-- Start RAW DATA --
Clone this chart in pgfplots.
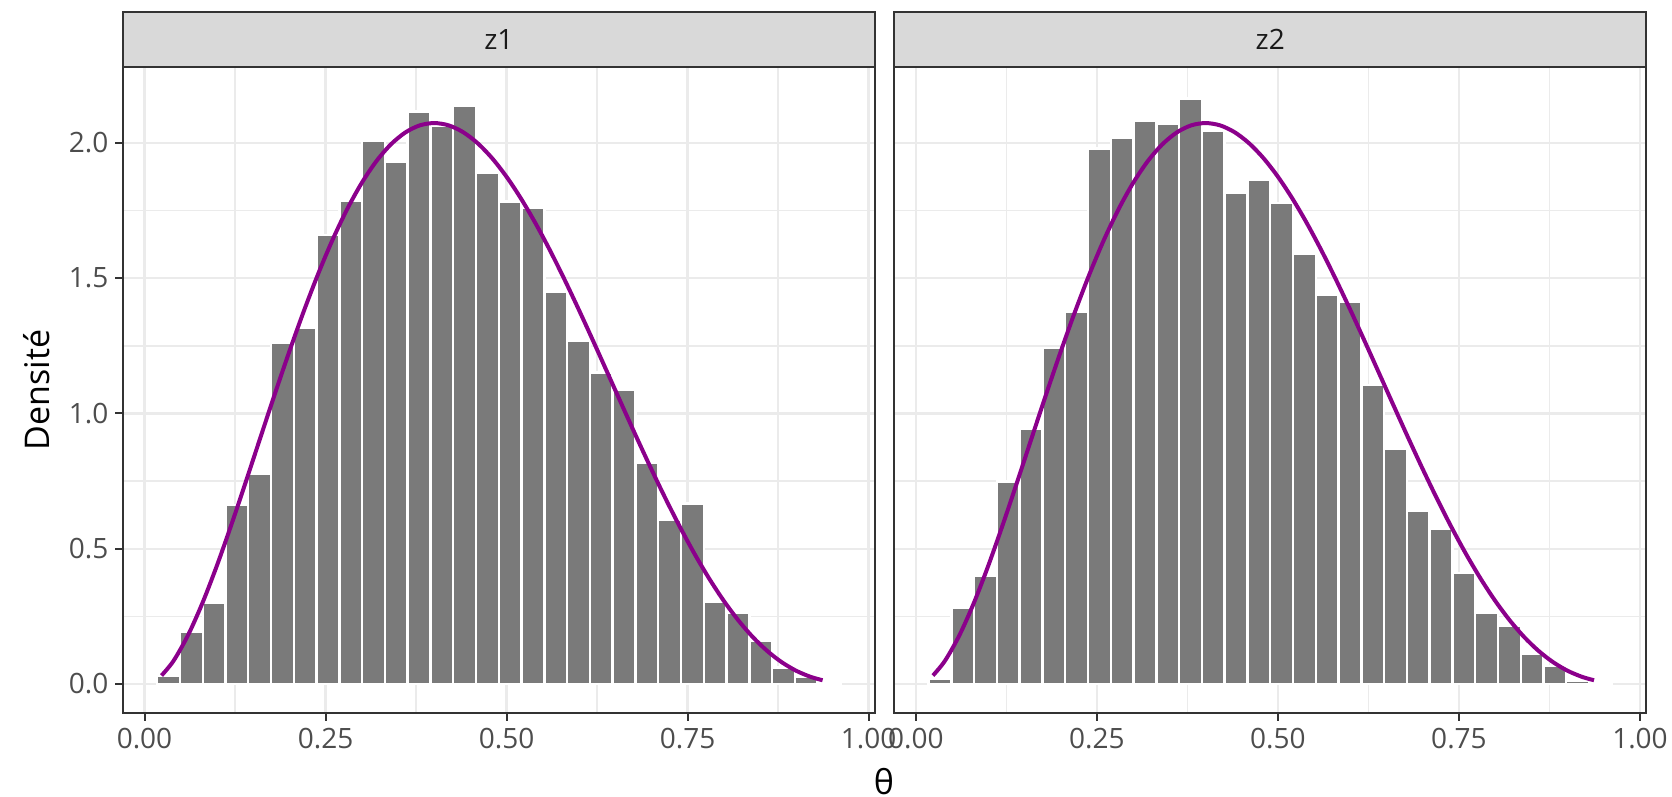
\documentclass[border=0pt]{standalone}
\usepackage{pgfplots}
\usepackage{pgfplotstable}
\pgfplotsset{compat=1.18}
\usetikzlibrary{calc}
\usepackage{fontspec}
\setmainfont{Open Sans}
\definecolor{barfill}{RGB}{122,122,122}
\definecolor{curvecol}{RGB}{139,0,139}
\definecolor{grey20}{RGB}{51,51,51}
\definecolor{grey30}{RGB}{77,77,77}
\definecolor{grey92}{RGB}{235,235,235}
\definecolor{grey85}{RGB}{217,217,217}
\definecolor{grey10}{RGB}{26,26,26}

\pgfplotstableread{
x y
0.0235 0.0309
0.04 0.0849
0.06 0.1794
0.08 0.2990
0.10 0.4374
0.12 0.5888
0.14 0.7480
0.16 0.9104
0.18 1.0719
0.20 1.2288
0.22 1.3781
0.24 1.5171
0.26 1.6436
0.28 1.7558
0.30 1.8522
0.32 1.9319
0.34 1.9941
0.36 2.0384
0.38 2.0649
0.40 2.0736
0.42 2.0651
0.44 2.0400
0.46 1.9992
0.48 1.9438
0.50 1.8750
0.52 1.7942
0.54 1.7030
0.56 1.6028
0.58 1.4954
0.60 1.3824
0.62 1.2656
0.64 1.1466
0.66 1.0273
0.68 0.9091
0.70 0.7938
0.72 0.6828
0.74 0.5775
0.76 0.4791
0.78 0.3887
0.80 0.3072
0.82 0.2353
0.84 0.1734
0.86 0.1218
0.88 0.0803
0.90 0.0486
0.92 0.0260
0.9365 0.0135
}\curvetab

\pgfplotstableread{
x h
0.0175 0.029
0.04895 0.194
0.08041 0.301
0.11186 0.661
0.14331 0.778
0.17477 1.260
0.20622 1.317
0.23767 1.659
0.26912 1.787
0.30058 2.009
0.33203 1.930
0.36348 2.117
0.39494 2.062
0.42639 2.136
0.45784 1.889
0.48930 1.784
0.52075 1.762
0.55220 1.450
0.58365 1.269
0.61511 1.152
0.64656 1.089
0.67801 0.816
0.70947 0.607
0.74092 0.667
0.77237 0.304
0.80383 0.263
0.83528 0.159
0.86673 0.060
0.89818 0.026
0.92964 0.006
0.96109 0.006
}\barsA

\pgfplotstableread{
x h
0.0175 0.018
0.04895 0.282
0.08041 0.401
0.11186 0.749
0.14331 0.942
0.17477 1.243
0.20622 1.376
0.23767 1.980
0.26912 2.018
0.30058 2.082
0.33203 2.069
0.36348 2.164
0.39494 2.044
0.42639 1.817
0.45784 1.865
0.48930 1.779
0.52075 1.592
0.55220 1.437
0.58365 1.412
0.61511 1.105
0.64656 0.871
0.67801 0.640
0.70947 0.573
0.74092 0.409
0.77237 0.263
0.80383 0.215
0.83528 0.111
0.86673 0.066
0.89818 0.013
0.92964 0.003
0.96109 0.003
}\barsB

\pgfplotsset{
  panel/.style={
    scale only axis, width=375.8pt, height=323.3pt,
    anchor=south west,
    xmin=-0.0297, xmax=1.0083, ymin=-0.1087, ymax=2.282,
    xtick={0,0.25,0.5,0.75,1}, ytick={0,0.5,1,1.5,2},
    minor xtick={0.125,0.375,0.625,0.875},
    minor ytick={0.25,0.75,1.25,1.75},
    grid=both,
    major grid style={grey92, line width=1.1pt},
    minor grid style={grey92, line width=0.7pt},
    axis line style={grey20, line width=1pt},
    tick align=outside, major tick length=3.8pt, minor tick length=0pt,
    tick style={grey20, line width=1pt},
    xtick pos=bottom, ytick pos=left,
    ticklabel style={font=\fontsize{14}{16}\selectfont, text=grey30},
    xticklabels={0.00,0.25,0.50,0.75,1.00},
  },
  bars/.style={ybar interval, fill=barfill, draw=white, line width=1.2pt},
  dens/.style={curvecol, line width=2pt, smooth, no marks},
}

\begin{document}
\begin{tikzpicture}
\path[use as bounding box] (0,0) rectangle (836pt,398.5pt);

\begin{axis}[panel, name=ax1, at={(61.5pt,41.85pt)},
  yticklabels={0.0,0.5,1.0,1.5,2.0}]
  \addplot[bars] table[x=x, y=h] {\barsA};
  \addplot[dens] table[x=x, y=y] {\curvetab};
\end{axis}

\begin{axis}[panel, name=ax2, at={(447.2pt,41.85pt)},
  yticklabels={}, ytick style={draw=none}]
  \addplot[bars] table[x=x, y=h] {\barsB};
  \addplot[dens] table[x=x, y=y] {\curvetab};
\end{axis}

\draw[fill=grey85, draw=grey20, line width=1pt] (ax1.north west) rectangle ++(375.8pt,27.5pt);
\draw[fill=grey85, draw=grey20, line width=1pt] (ax2.north west) rectangle ++(375.8pt,27.5pt);
\node[text=grey10, font=\fontsize{14}{16}\selectfont] at ($(ax1.north)+(0,13.75pt)$) {z1};
\node[text=grey10, font=\fontsize{14}{16}\selectfont] at ($(ax2.north)+(0,13.75pt)$) {z2};

\node[font=\fontsize{17}{20}\selectfont, inner sep=0pt] at (442pt,7.5pt) {θ};
\node[font=\fontsize{17}{20}\selectfont, rotate=90] at (18.5pt,203.5pt) {Densité};
\end{tikzpicture}
\end{document}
-- End RAW DATA --
**THE REQUEST**
Do not copy the pictures, but repeat every line exactly.

**OUTPUT OF THE EXERCISE**
Clone this chart in pgfplots.
\documentclass[border=0pt]{standalone}
\usepackage{pgfplots}
\usepackage{pgfplotstable}
\pgfplotsset{compat=1.18}
\usetikzlibrary{calc}
\usepackage{fontspec}
\setmainfont{Open Sans}
\definecolor{barfill}{RGB}{122,122,122}
\definecolor{curvecol}{RGB}{139,0,139}
\definecolor{grey20}{RGB}{51,51,51}
\definecolor{grey30}{RGB}{77,77,77}
\definecolor{grey92}{RGB}{235,235,235}
\definecolor{grey85}{RGB}{217,217,217}
\definecolor{grey10}{RGB}{26,26,26}

\pgfplotstableread{
x y
0.0235 0.0309
0.04 0.0849
0.06 0.1794
0.08 0.2990
0.10 0.4374
0.12 0.5888
0.14 0.7480
0.16 0.9104
0.18 1.0719
0.20 1.2288
0.22 1.3781
0.24 1.5171
0.26 1.6436
0.28 1.7558
0.30 1.8522
0.32 1.9319
0.34 1.9941
0.36 2.0384
0.38 2.0649
0.40 2.0736
0.42 2.0651
0.44 2.0400
0.46 1.9992
0.48 1.9438
0.50 1.8750
0.52 1.7942
0.54 1.7030
0.56 1.6028
0.58 1.4954
0.60 1.3824
0.62 1.2656
0.64 1.1466
0.66 1.0273
0.68 0.9091
0.70 0.7938
0.72 0.6828
0.74 0.5775
0.76 0.4791
0.78 0.3887
0.80 0.3072
0.82 0.2353
0.84 0.1734
0.86 0.1218
0.88 0.0803
0.90 0.0486
0.92 0.0260
0.9365 0.0135
}\curvetab

\pgfplotstableread{
x h
0.0175 0.029
0.04895 0.194
0.08041 0.301
0.11186 0.661
0.14331 0.778
0.17477 1.260
0.20622 1.317
0.23767 1.659
0.26912 1.787
0.30058 2.009
0.33203 1.930
0.36348 2.117
0.39494 2.062
0.42639 2.136
0.45784 1.889
0.48930 1.784
0.52075 1.762
0.55220 1.450
0.58365 1.269
0.61511 1.152
0.64656 1.089
0.67801 0.816
0.70947 0.607
0.74092 0.667
0.77237 0.304
0.80383 0.263
0.83528 0.159
0.86673 0.060
0.89818 0.026
0.92964 0.006
0.96109 0.006
}\barsA

\pgfplotstableread{
x h
0.0175 0.018
0.04895 0.282
0.08041 0.401
0.11186 0.749
0.14331 0.942
0.17477 1.243
0.20622 1.376
0.23767 1.980
0.26912 2.018
0.30058 2.082
0.33203 2.069
0.36348 2.164
0.39494 2.044
0.42639 1.817
0.45784 1.865
0.48930 1.779
0.52075 1.592
0.55220 1.437
0.58365 1.412
0.61511 1.105
0.64656 0.871
0.67801 0.640
0.70947 0.573
0.74092 0.409
0.77237 0.263
0.80383 0.215
0.83528 0.111
0.86673 0.066
0.89818 0.013
0.92964 0.003
0.96109 0.003
}\barsB

\pgfplotsset{
  panel/.style={
    scale only axis, width=375.8pt, height=323.3pt,
    anchor=south west,
    xmin=-0.0297, xmax=1.0083, ymin=-0.1087, ymax=2.282,
    xtick={0,0.25,0.5,0.75,1}, ytick={0,0.5,1,1.5,2},
    minor xtick={0.125,0.375,0.625,0.875},
    minor ytick={0.25,0.75,1.25,1.75},
    grid=both,
    major grid style={grey92, line width=1.1pt},
    minor grid style={grey92, line width=0.7pt},
    axis line style={grey20, line width=1pt},
    tick align=outside, major tick length=3.8pt, minor tick length=0pt,
    tick style={grey20, line width=1pt},
    xtick pos=bottom, ytick pos=left,
    ticklabel style={font=\fontsize{14}{16}\selectfont, text=grey30},
    xticklabels={0.00,0.25,0.50,0.75,1.00},
  },
  bars/.style={ybar interval, fill=barfill, draw=white, line width=1.2pt},
  dens/.style={curvecol, line width=2pt, smooth, no marks},
}

\begin{document}
\begin{tikzpicture}
\path[use as bounding box] (0,0) rectangle (836pt,398.5pt);

\begin{axis}[panel, name=ax1, at={(61.5pt,41.85pt)},
  yticklabels={0.0,0.5,1.0,1.5,2.0}]
  \addplot[bars] table[x=x, y=h] {\barsA};
  \addplot[dens] table[x=x, y=y] {\curvetab};
\end{axis}

\begin{axis}[panel, name=ax2, at={(447.2pt,41.85pt)},
  yticklabels={}, ytick style={draw=none}]
  \addplot[bars] table[x=x, y=h] {\barsB};
  \addplot[dens] table[x=x, y=y] {\curvetab};
\end{axis}

\draw[fill=grey85, draw=grey20, line width=1pt] (ax1.north west) rectangle ++(375.8pt,27.5pt);
\draw[fill=grey85, draw=grey20, line width=1pt] (ax2.north west) rectangle ++(375.8pt,27.5pt);
\node[text=grey10, font=\fontsize{14}{16}\selectfont] at ($(ax1.north)+(0,13.75pt)$) {z1};
\node[text=grey10, font=\fontsize{14}{16}\selectfont] at ($(ax2.north)+(0,13.75pt)$) {z2};

\node[font=\fontsize{17}{20}\selectfont, inner sep=0pt] at (442pt,7.5pt) {θ};
\node[font=\fontsize{17}{20}\selectfont, rotate=90] at (18.5pt,203.5pt) {Densité};
\end{tikzpicture}
\end{document}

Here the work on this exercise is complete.